I trust that you will take that responsibility seriously. Last month I announced a set of reform proposals for the tertiary sector. One area in which I am looking for changes is the quality assurance and monitoring of the system. We need institutions to demonstrate more clearly how they are meeting the needs of students and stakeholders, so that we can have a more open dialogue around how to ensure taxpayer money is spent on high priority areas in a way that is getting results for everyone with a stake in tertiary education, including business, industry and communities on a regional and national basis.

You as students can have an important role to play, by keeping in touch with your faculty here at Waikato and seeking out opportunities to provide feedback and ask challenging questions.

The experience of graduates during the early years of their careers can be an invaluable source of insight for university teachers into what works and what does not. I would encourage you, now that you are officially certified as the intellectual peers of your teachers, to continue the interchange of ideas that occurred in the lecture hall.

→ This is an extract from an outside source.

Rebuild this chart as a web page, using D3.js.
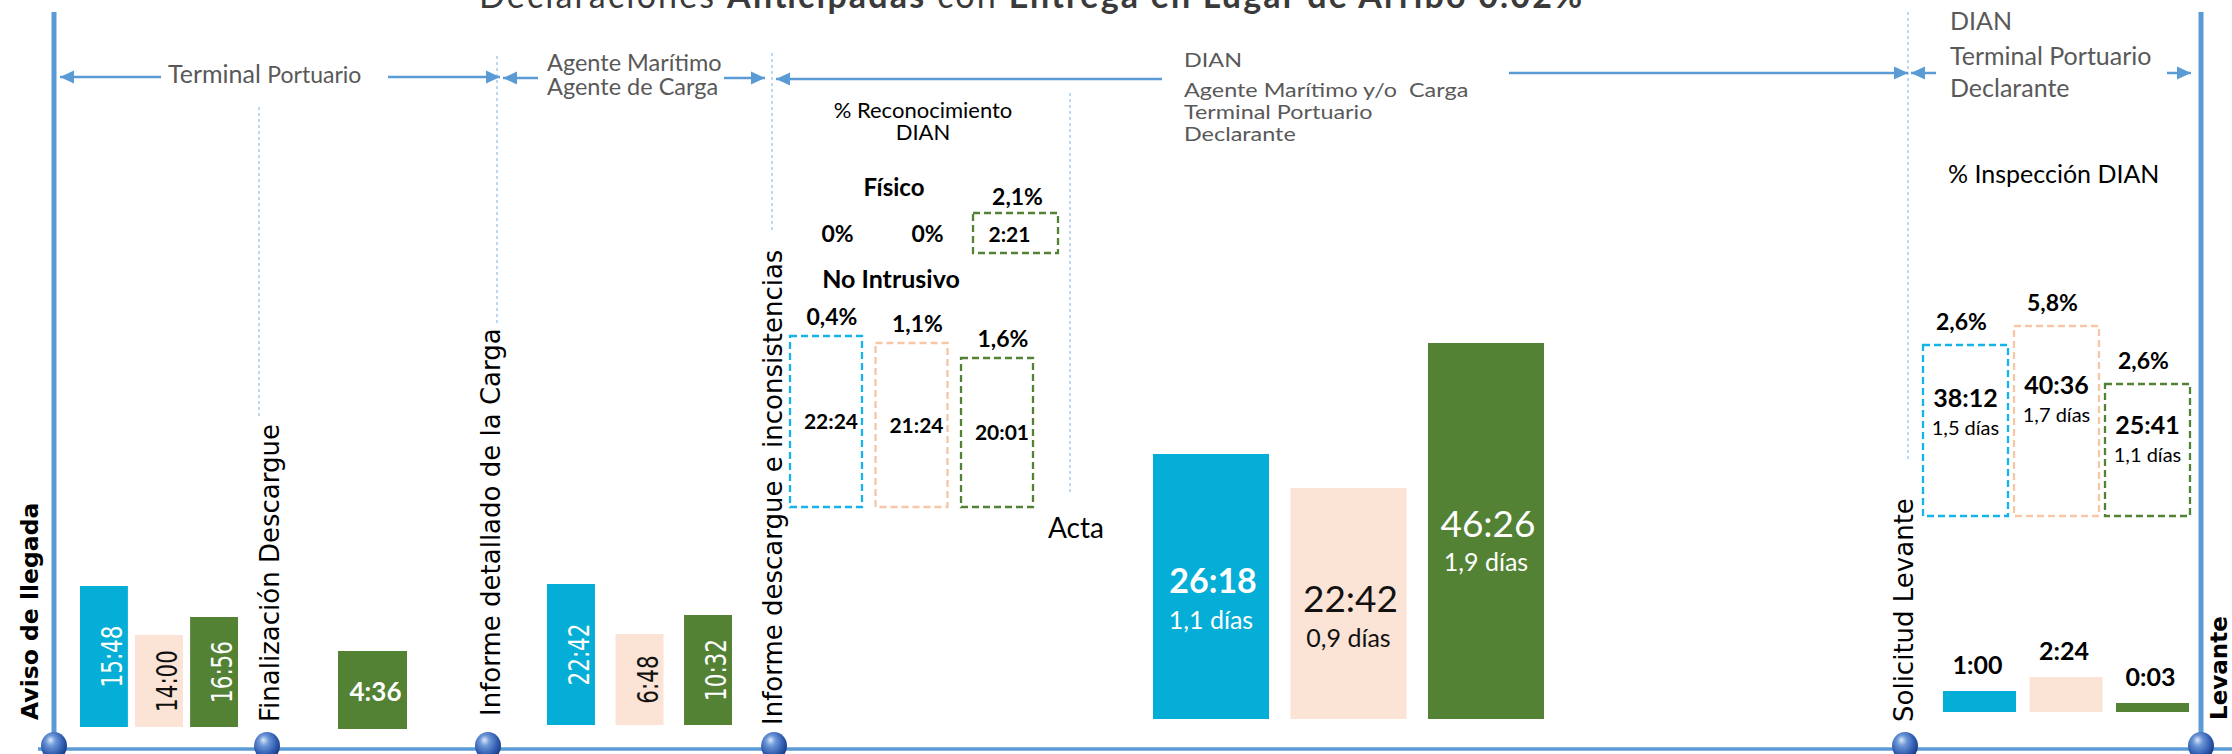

Certainly, the government is firmly committed to the notion that tertiary institutions need to mine the experience of their graduates by creating feedback loops that enable them, in turn, to offer better advice to new students, assisting them to make better choices, and leading to better outcomes.

Looking around this hall today, I see many reasons to be confident in the future of Waikato University as an institution and as a community of scholarly thought and reflection based in the Waikato and focused on the needs and aspirations of this region.

Today is a celebration of the immense potential that tertiary education has to realise the dreams of individuals and to create a more skilled, productive and innovative society.

I would like to offer my personal congratulations to you all, and wish you well in applying your new qualifications to the task of building successful careers.